Enrique ha tenido muchas experiencias con gente que, sin ser coleccionista, tiene unas cuantas monedas y desea venderlas. No suele ser sencillo hacer negocios con esa gente porque lo normal es que sean muy desconfiados y piensen que intentas engañarles. España siempre ha sido un país de pícaros y eso forja un carácter.

Lo más normal, todo hay que decirlo, es que las monedas que te ofrezcan no valgan para nada. Suelen ser chatarrilla de Franco toda circulada o algo de plata que no valga más que su peso. Ya dijimos que cuando nos encontramos unas monedas, lo normal es que no valgan casi nada. No obstante, siempre merece la pena echarlas un vistazo porque hay veces que hay sorpresas.

En el caso de que haya suerte y alguna pieza merezca la pena, lo primero que hay que tener claro es que el propietario de la moneda tiene algo que nosotros queremos (la moneda); pero nosotros tenemos algo que él quiere (saber qué moneda merece la pena y cuánto vale).
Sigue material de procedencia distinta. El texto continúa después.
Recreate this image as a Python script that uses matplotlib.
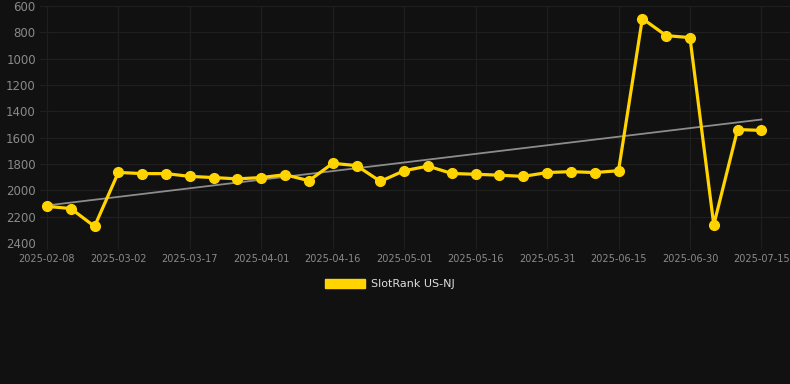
import numpy as np
import matplotlib
matplotlib.use("Agg")
import matplotlib.pyplot as plt
from matplotlib.patches import Patch

# snapshot dates, labels shown every third point
dates = ["2025-02-08", "2025-02-15", "2025-02-23", "2025-03-02", "2025-03-07",
         "2025-03-12", "2025-03-17", "2025-03-22", "2025-03-27", "2025-04-01",
         "2025-04-06", "2025-04-11", "2025-04-16", "2025-04-21", "2025-04-26",
         "2025-05-01", "2025-05-06", "2025-05-11", "2025-05-16", "2025-05-21",
         "2025-05-26", "2025-05-31", "2025-06-05", "2025-06-10", "2025-06-15",
         "2025-06-20", "2025-06-25", "2025-06-30", "2025-07-05", "2025-07-10",
         "2025-07-15"]
rank = [2122, 2138, 2274, 1864, 1873, 1873, 1894, 1903, 1913, 1903,
        1881, 1927, 1795, 1812, 1932, 1851, 1816, 1872, 1878, 1885,
        1894, 1865, 1858, 1865, 1851, 695, 825, 840, 2262, 1538,
        1545]
series_name = "SlotRank US-NJ"
y_ticks = [600, 800, 1000, 1200, 1400, 1600, 1800, 2000, 2200, 2400]

bg = "#111111"
gold = "#FFD400"
grid_c = "#1f1f1f"
tick_c = "#8a8a8a"

fig = plt.figure(figsize=(7.9, 3.84), dpi=100, facecolor=bg)
ax = fig.add_axes([40 / 790, 1 - 243 / 384, 750 / 790, 237 / 384])
ax.set_facecolor(bg)

x = np.arange(len(rank))
# linear trend of the series
k, b = np.polyfit(x, rank, 1)
ax.plot(x, k * x + b, color="#8c8c8c", lw=1.3, zorder=2)

ax.plot(x, rank, color=gold, lw=2.3, marker="o", markersize=7,
        markerfacecolor=gold, markeredgecolor=gold, zorder=3)

ax.set_ylim(2400, 600)
ax.set_yticks(y_ticks)
ax.set_xlim(-0.29, len(rank) - 1 + 1.2)
ax.set_xticks(x[::3])
ax.set_xticklabels(dates[::3])

ax.grid(True, color=grid_c, lw=0.9)
ax.set_axisbelow(True)
for s in ax.spines.values():
    s.set_visible(False)
ax.tick_params(axis="y", colors=tick_c, labelsize=8.5, length=0, pad=3)
ax.tick_params(axis="x", colors=tick_c, labelsize=7, length=4, pad=4, color=grid_c)

fig.legend(handles=[Patch(facecolor=gold, edgecolor=gold)], labels=[series_name],
           loc="center", bbox_to_anchor=(390 / 790, 1 - 284 / 384), frameon=False,
           handlelength=3.6, handleheight=0.9, handletextpad=0.5,
           labelcolor="#dddddd", fontsize=8)

fig.savefig("out.png", dpi=100, facecolor=bg)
Esto lo aprendió Enrique cuando regaló su conocimiento a una señora que, supuestamente, estaba interesada en venderle unas monedas.

Una vez que Enrique fue a casa de la señora, ésta le mostró un montón de monedas, amontonadas en álbumes, bolsas y cajones. Eran monedas que su madre había dejado y no sabían muy bien qué valor tenían. Allí había muy poca cosa que mereciese la pena, de hecho, sólo había una moneda interesante, pero esa era muy interesante: se trataba de un céntimo de 1906 SMV que estaba prácticamente sin circular. Enrique, con toda su buena voluntad, le explicó a la señora que no tenía gran cosa, que las únicas monedas que podrían valer algo eran las de plata, simplemente por peso, y que aquel céntimo era bastante valioso, ofreciéndole una buena suma de dinero por él.

En ese momento la señora le suelta: «No, si no estoy interesada en vender ninguna moneda».

Enrique se quedó con un palmo de narices: había actuado con buena voluntad con una señora que no conocía de nada, ofreciéndole asesoramiento y un dinero justo por las monedas que tenía, y en cuanto la señora supo lo que quería saber le mandó a paseo. Ella había conseguido a un plingado que le tasó gratuitamente las monedas y santas pascuas, no quería saber nada más de él.

Cuando se le pasó el enfado a Enrique recapacitó y se dio cuenta de su error: nunca hay que dar el valor de una pieza concreta.

Unos meses más tarde una pareja joven se puso en contacto con Enrique y le dijeron que tenían unas monedas de su padre. Enrique fue a su casa y las vio. La situación era semejante: la mayoría de las monedas no servían para nada, pero había una muy interesante (la variante UNA – LIBRE – GRANDE, de la que ya hablaremos). Parecía que los chicos tenían buena voluntad, pero Enrique se cubrió las espaldas y les ofreció un dinero por todas las monedas que tenían en casa, sin indicarles cuáles le interesaban. Ellos le preguntaron si todas merecían la pena o si había alguna que costase mucho más que el resto, a lo que Enrique contestó que pocas de ellas merecían la pena. Entonces le pidieron que preferían venderle sólo las monedas más caras, quedándose el resto como recuerdo de su padre. Enrique accedió, pero en vez de elegir sólo la moneda que le interesaba, para no darles pistas seleccionó 8 monedas y les ofreció un poco menos de lo que hubiera pagado por todo el lote. Los chicos aceptaron y todos quedaron contentos.